=== Directions ===
All of the material should be reproduced exactly, with pictures left out.

=== Material shown ===
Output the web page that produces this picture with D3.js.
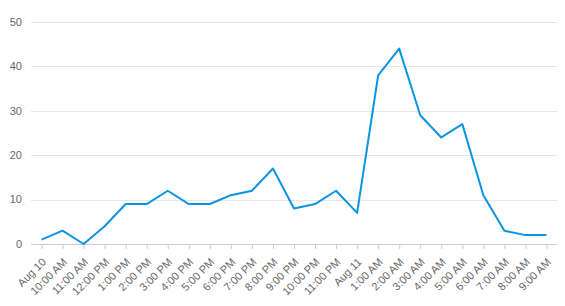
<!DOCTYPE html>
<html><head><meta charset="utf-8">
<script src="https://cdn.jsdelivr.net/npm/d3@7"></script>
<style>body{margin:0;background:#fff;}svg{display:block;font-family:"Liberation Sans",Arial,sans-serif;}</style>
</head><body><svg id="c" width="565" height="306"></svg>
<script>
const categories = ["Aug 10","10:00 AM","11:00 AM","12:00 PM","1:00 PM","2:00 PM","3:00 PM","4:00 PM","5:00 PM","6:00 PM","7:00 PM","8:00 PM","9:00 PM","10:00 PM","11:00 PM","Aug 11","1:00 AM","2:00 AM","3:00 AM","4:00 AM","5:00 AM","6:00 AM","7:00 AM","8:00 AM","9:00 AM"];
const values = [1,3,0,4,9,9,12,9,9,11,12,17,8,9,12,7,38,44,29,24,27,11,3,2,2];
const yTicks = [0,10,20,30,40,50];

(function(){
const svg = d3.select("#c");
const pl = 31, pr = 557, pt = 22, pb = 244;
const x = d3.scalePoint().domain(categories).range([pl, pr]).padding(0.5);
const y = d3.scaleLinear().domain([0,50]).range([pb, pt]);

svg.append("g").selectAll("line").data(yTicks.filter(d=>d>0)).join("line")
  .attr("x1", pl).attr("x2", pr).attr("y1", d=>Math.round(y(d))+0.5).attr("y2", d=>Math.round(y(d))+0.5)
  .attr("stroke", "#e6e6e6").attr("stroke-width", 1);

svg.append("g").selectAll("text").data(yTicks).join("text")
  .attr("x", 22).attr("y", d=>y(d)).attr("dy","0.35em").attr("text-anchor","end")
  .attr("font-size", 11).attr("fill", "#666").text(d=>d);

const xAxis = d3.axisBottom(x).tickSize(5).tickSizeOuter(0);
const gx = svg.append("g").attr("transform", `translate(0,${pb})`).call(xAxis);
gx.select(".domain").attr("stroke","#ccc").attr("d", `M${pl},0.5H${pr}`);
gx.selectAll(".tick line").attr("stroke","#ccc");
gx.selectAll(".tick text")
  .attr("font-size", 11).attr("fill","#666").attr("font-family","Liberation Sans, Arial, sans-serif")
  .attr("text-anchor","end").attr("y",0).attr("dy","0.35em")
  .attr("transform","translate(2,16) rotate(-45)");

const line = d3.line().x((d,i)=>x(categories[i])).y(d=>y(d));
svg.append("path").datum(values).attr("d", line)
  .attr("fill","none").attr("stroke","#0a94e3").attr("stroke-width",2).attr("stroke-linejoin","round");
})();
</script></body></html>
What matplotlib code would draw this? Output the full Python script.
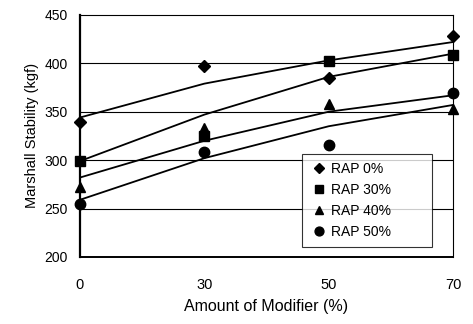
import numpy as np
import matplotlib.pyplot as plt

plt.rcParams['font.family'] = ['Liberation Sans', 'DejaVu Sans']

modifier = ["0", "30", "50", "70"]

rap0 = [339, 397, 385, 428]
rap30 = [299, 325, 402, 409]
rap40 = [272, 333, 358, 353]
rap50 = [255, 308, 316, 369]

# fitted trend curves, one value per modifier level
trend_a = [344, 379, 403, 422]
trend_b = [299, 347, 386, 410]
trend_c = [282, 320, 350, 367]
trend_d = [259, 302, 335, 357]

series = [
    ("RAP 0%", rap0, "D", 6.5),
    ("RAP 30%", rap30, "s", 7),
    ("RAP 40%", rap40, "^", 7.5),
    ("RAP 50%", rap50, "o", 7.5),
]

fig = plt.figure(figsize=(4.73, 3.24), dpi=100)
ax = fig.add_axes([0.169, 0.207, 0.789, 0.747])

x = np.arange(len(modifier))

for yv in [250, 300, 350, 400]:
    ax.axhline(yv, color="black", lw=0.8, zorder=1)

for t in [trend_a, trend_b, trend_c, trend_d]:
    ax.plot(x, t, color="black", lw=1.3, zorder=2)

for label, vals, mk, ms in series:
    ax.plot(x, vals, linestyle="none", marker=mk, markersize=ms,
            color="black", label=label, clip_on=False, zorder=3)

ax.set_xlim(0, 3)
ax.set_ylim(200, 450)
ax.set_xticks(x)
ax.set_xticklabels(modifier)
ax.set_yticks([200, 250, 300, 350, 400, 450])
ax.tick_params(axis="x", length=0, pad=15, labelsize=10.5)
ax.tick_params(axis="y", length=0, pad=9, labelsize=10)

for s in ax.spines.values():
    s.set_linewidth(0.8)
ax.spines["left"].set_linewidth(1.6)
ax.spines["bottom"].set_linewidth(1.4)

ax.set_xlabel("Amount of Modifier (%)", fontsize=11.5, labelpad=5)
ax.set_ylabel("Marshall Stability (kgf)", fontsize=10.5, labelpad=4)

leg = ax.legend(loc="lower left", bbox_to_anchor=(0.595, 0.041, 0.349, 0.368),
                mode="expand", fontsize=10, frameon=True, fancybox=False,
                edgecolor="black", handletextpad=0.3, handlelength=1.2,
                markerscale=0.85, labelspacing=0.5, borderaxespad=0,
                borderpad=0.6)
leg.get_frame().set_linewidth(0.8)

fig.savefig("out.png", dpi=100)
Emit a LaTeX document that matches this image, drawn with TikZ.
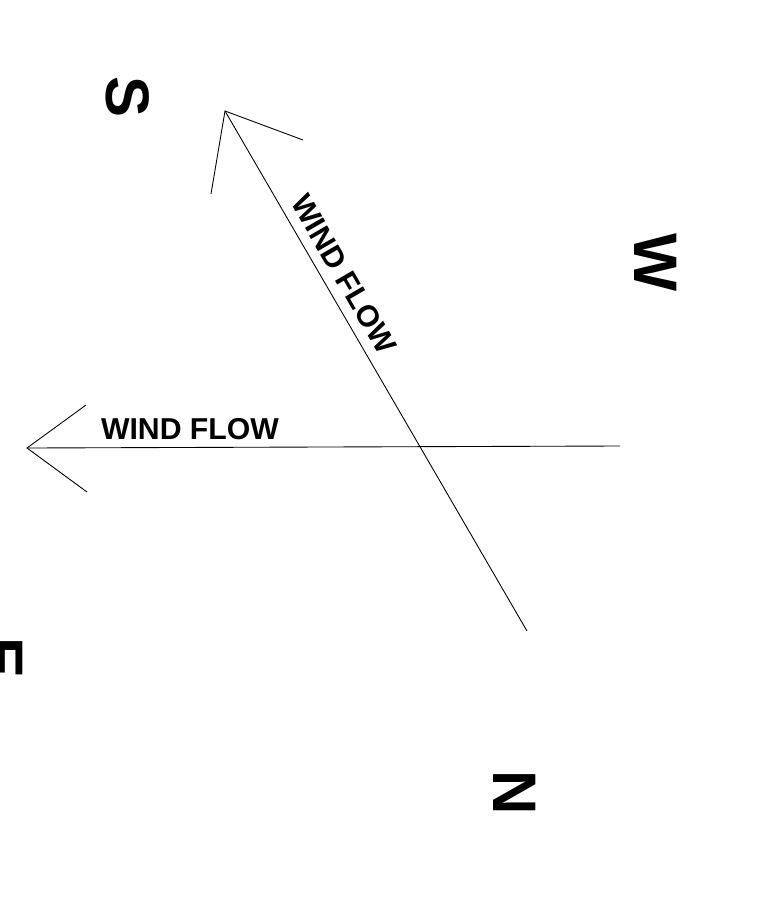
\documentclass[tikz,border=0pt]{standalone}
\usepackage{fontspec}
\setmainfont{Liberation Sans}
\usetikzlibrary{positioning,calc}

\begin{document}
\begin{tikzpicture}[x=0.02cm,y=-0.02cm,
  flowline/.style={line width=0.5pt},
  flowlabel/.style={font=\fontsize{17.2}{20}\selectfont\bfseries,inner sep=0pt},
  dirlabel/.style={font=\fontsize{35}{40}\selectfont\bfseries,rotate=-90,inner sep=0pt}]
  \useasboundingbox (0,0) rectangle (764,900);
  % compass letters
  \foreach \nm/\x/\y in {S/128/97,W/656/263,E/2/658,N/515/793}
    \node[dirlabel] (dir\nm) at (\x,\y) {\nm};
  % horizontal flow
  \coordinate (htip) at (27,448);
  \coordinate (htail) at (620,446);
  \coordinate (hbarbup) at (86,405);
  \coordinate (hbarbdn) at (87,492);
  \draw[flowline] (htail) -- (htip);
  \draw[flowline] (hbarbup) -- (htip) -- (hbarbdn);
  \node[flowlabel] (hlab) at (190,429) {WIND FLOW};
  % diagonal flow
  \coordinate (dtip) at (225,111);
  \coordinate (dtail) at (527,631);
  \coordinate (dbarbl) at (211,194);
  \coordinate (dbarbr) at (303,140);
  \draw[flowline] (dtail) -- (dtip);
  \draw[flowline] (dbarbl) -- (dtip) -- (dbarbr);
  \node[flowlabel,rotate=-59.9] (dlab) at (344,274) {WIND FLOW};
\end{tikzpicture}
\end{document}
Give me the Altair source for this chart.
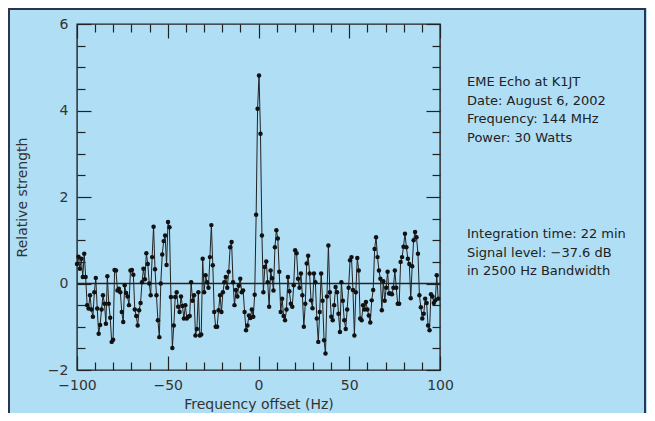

=== Solution for this exercise ===
Output the web page that produces this picture with D3.js.
<!DOCTYPE html>
<html><head><meta charset="utf-8">
<script src="https://cdn.jsdelivr.net/npm/d3@7"></script>
<style>body{margin:0;background:#fff;}svg{display:block;font-family:"Liberation Sans",Arial,sans-serif;}</style>
</head><body><svg id="c" width="565" height="306"></svg>
<script>
const categories = ["Aug 10","10:00 AM","11:00 AM","12:00 PM","1:00 PM","2:00 PM","3:00 PM","4:00 PM","5:00 PM","6:00 PM","7:00 PM","8:00 PM","9:00 PM","10:00 PM","11:00 PM","Aug 11","1:00 AM","2:00 AM","3:00 AM","4:00 AM","5:00 AM","6:00 AM","7:00 AM","8:00 AM","9:00 AM"];
const values = [1,3,0,4,9,9,12,9,9,11,12,17,8,9,12,7,38,44,29,24,27,11,3,2,2];
const yTicks = [0,10,20,30,40,50];

(function(){
const svg = d3.select("#c");
const pl = 31, pr = 557, pt = 22, pb = 244;
const x = d3.scalePoint().domain(categories).range([pl, pr]).padding(0.5);
const y = d3.scaleLinear().domain([0,50]).range([pb, pt]);

svg.append("g").selectAll("line").data(yTicks.filter(d=>d>0)).join("line")
  .attr("x1", pl).attr("x2", pr).attr("y1", d=>Math.round(y(d))+0.5).attr("y2", d=>Math.round(y(d))+0.5)
  .attr("stroke", "#e6e6e6").attr("stroke-width", 1);

svg.append("g").selectAll("text").data(yTicks).join("text")
  .attr("x", 22).attr("y", d=>y(d)).attr("dy","0.35em").attr("text-anchor","end")
  .attr("font-size", 11).attr("fill", "#666").text(d=>d);

const xAxis = d3.axisBottom(x).tickSize(5).tickSizeOuter(0);
const gx = svg.append("g").attr("transform", `translate(0,${pb})`).call(xAxis);
gx.select(".domain").attr("stroke","#ccc").attr("d", `M${pl},0.5H${pr}`);
gx.selectAll(".tick line").attr("stroke","#ccc");
gx.selectAll(".tick text")
  .attr("font-size", 11).attr("fill","#666").attr("font-family","Liberation Sans, Arial, sans-serif")
  .attr("text-anchor","end").attr("y",0).attr("dy","0.35em")
  .attr("transform","translate(2,16) rotate(-45)");

const line = d3.line().x((d,i)=>x(categories[i])).y(d=>y(d));
svg.append("path").datum(values).attr("d", line)
  .attr("fill","none").attr("stroke","#0a94e3").attr("stroke-width",2).attr("stroke-linejoin","round");
})();
</script></body></html>
What matplotlib code would draw this? Output the full Python script.
import numpy as np
import matplotlib.pyplot as plt

plt.rcParams['font.family'] = ['Liberation Sans', 'DejaVu Sans']

modifier = ["0", "30", "50", "70"]

rap0 = [339, 397, 385, 428]
rap30 = [299, 325, 402, 409]
rap40 = [272, 333, 358, 353]
rap50 = [255, 308, 316, 369]

# fitted trend curves, one value per modifier level
trend_a = [344, 379, 403, 422]
trend_b = [299, 347, 386, 410]
trend_c = [282, 320, 350, 367]
trend_d = [259, 302, 335, 357]

series = [
    ("RAP 0%", rap0, "D", 6.5),
    ("RAP 30%", rap30, "s", 7),
    ("RAP 40%", rap40, "^", 7.5),
    ("RAP 50%", rap50, "o", 7.5),
]

fig = plt.figure(figsize=(4.73, 3.24), dpi=100)
ax = fig.add_axes([0.169, 0.207, 0.789, 0.747])

x = np.arange(len(modifier))

for yv in [250, 300, 350, 400]:
    ax.axhline(yv, color="black", lw=0.8, zorder=1)

for t in [trend_a, trend_b, trend_c, trend_d]:
    ax.plot(x, t, color="black", lw=1.3, zorder=2)

for label, vals, mk, ms in series:
    ax.plot(x, vals, linestyle="none", marker=mk, markersize=ms,
            color="black", label=label, clip_on=False, zorder=3)

ax.set_xlim(0, 3)
ax.set_ylim(200, 450)
ax.set_xticks(x)
ax.set_xticklabels(modifier)
ax.set_yticks([200, 250, 300, 350, 400, 450])
ax.tick_params(axis="x", length=0, pad=15, labelsize=10.5)
ax.tick_params(axis="y", length=0, pad=9, labelsize=10)

for s in ax.spines.values():
    s.set_linewidth(0.8)
ax.spines["left"].set_linewidth(1.6)
ax.spines["bottom"].set_linewidth(1.4)

ax.set_xlabel("Amount of Modifier (%)", fontsize=11.5, labelpad=5)
ax.set_ylabel("Marshall Stability (kgf)", fontsize=10.5, labelpad=4)

leg = ax.legend(loc="lower left", bbox_to_anchor=(0.595, 0.041, 0.349, 0.368),
                mode="expand", fontsize=10, frameon=True, fancybox=False,
                edgecolor="black", handletextpad=0.3, handlelength=1.2,
                markerscale=0.85, labelspacing=0.5, borderaxespad=0,
                borderpad=0.6)
leg.get_frame().set_linewidth(0.8)

fig.savefig("out.png", dpi=100)
Emit a LaTeX document that matches this image, drawn with TikZ.
\documentclass[tikz,border=0pt]{standalone}
\usepackage{fontspec}
\setmainfont{Liberation Sans}
\usetikzlibrary{positioning,calc}

\begin{document}
\begin{tikzpicture}[x=0.02cm,y=-0.02cm,
  flowline/.style={line width=0.5pt},
  flowlabel/.style={font=\fontsize{17.2}{20}\selectfont\bfseries,inner sep=0pt},
  dirlabel/.style={font=\fontsize{35}{40}\selectfont\bfseries,rotate=-90,inner sep=0pt}]
  \useasboundingbox (0,0) rectangle (764,900);
  % compass letters
  \foreach \nm/\x/\y in {S/128/97,W/656/263,E/2/658,N/515/793}
    \node[dirlabel] (dir\nm) at (\x,\y) {\nm};
  % horizontal flow
  \coordinate (htip) at (27,448);
  \coordinate (htail) at (620,446);
  \coordinate (hbarbup) at (86,405);
  \coordinate (hbarbdn) at (87,492);
  \draw[flowline] (htail) -- (htip);
  \draw[flowline] (hbarbup) -- (htip) -- (hbarbdn);
  \node[flowlabel] (hlab) at (190,429) {WIND FLOW};
  % diagonal flow
  \coordinate (dtip) at (225,111);
  \coordinate (dtail) at (527,631);
  \coordinate (dbarbl) at (211,194);
  \coordinate (dbarbr) at (303,140);
  \draw[flowline] (dtail) -- (dtip);
  \draw[flowline] (dbarbl) -- (dtip) -- (dbarbr);
  \node[flowlabel,rotate=-59.9] (dlab) at (344,274) {WIND FLOW};
\end{tikzpicture}
\end{document}
Give me the Altair source for this chart.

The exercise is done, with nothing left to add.